"ban" = "requirement"

Laurence Horn laurence.horn at YALE.EDU
Wed May 5 15:53:34 UTC 2010

At 11:15 AM -0400 5/5/10, Joel S. Berson wrote:
>At 5/5/2010 10:32 AM, Jonathan Lighter wrote:
>>But Larry may be on to something, Not that they know what a "bann" is,
>I'm sure they don't.
>>they must think of "ban on" as any kind of "public edict about."
>Perhaps they're right!   I am surprised to find that "any kind of
>public edict" *is* one meaning:
>"ban, n1, I. Authoritative proclamation, and attached senses, from
>Fr.  1. A public proclamation or edict; a summons by public
>proclamation."  In use as late as c1450 and [1641].
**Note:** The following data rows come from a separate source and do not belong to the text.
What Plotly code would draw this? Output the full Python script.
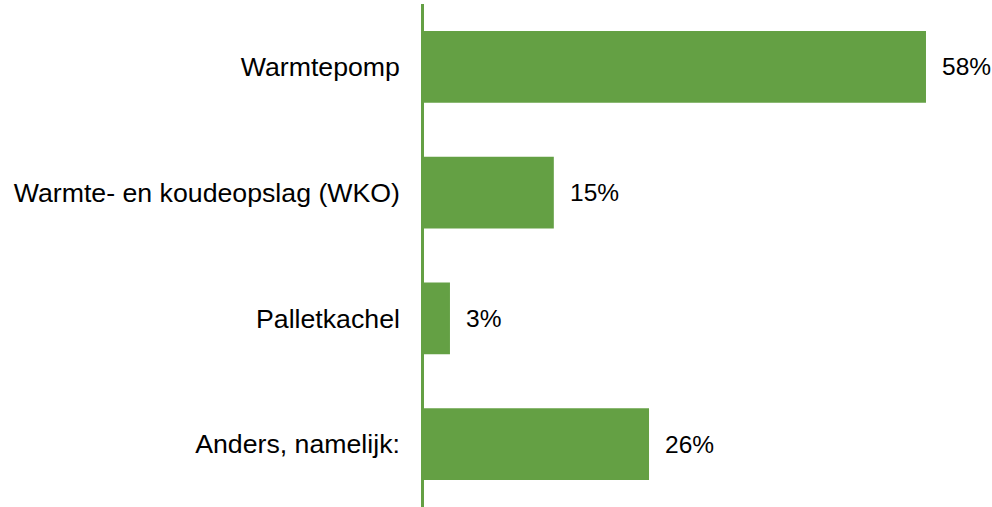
import plotly.graph_objects as go

categories = ["Warmtepomp", "Warmte- en koudeopslag (WKO)", "Palletkachel", "Anders, namelijk:"]
values = [58, 15, 3, 26]
labels = ["58%", "15%", "3%", "26%"]

green = "#64A044"
font_family = "Liberation Sans, Arial, sans-serif"

fig = go.Figure()
fig.add_trace(go.Bar(
    x=values, y=categories, orientation="h",
    marker=dict(color=green, line=dict(width=0)),
    width=0.57,
    hoverinfo="skip",
))
for v, c, t in zip(values, categories, labels):
    fig.add_annotation(x=v, y=c, text=t, showarrow=False, xanchor="left",
                       xshift=14, font=dict(family=font_family, size=24.5, color="#000000"))

fig.update_layout(
    width=992, height=507,
    margin=dict(l=424, r=0, t=4, b=0),
    plot_bgcolor="white", paper_bgcolor="white",
    showlegend=False,
    font=dict(family=font_family, size=24, color="#000000"),
    xaxis=dict(range=[0, 568/8.655], showgrid=False, showticklabels=False, zeroline=False, showline=False),
    yaxis=dict(autorange="reversed", showgrid=False, showline=True, linecolor=green, linewidth=2.5,
               ticks="", ticklabelstandoff=16, zeroline=False,
               tickfont=dict(family=font_family, size=26.7, color="#000000")),
)
fig.write_html("out.html", config={"displayModeBar": False},
               post_script="document.body.style.margin='0px';")
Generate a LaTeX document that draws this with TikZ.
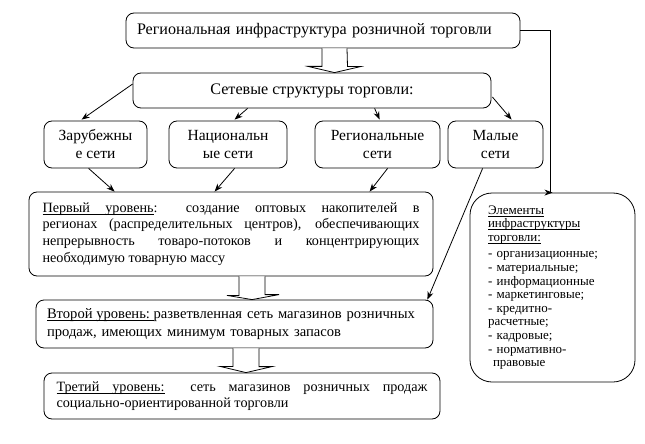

I was going to suggest that "bann(s)"/"ban" might be a case of
lexical convergence of items from diverse sources, as with "ear" or
"un-", with the likelihood that there were folks over the centuries
who just took "bann" to be a quaint spelling of this generalized
"ban" used in contexts of public pronouncements concerning weddings.
but after writing this, I thought to check the OED, where I found
this under _banns_, indicating that just folks would essentially have
been right:

_banns_, n. pl.
The same word as BAN n.1 'proclamation,' in a specific use, in which
it was from some cause regularly pronounced with long [a] from 15th
to 17th c. The Prayer-book of 1549 has exceptionally bannes, that of
1552 bannes and banes, all edd. from 1559 to 1661 banes, from 1662
onward banns, after med.L. bannum, used, as well as F. ban, in same
sense. The singular occurs in 15th c.; the plural only is found after.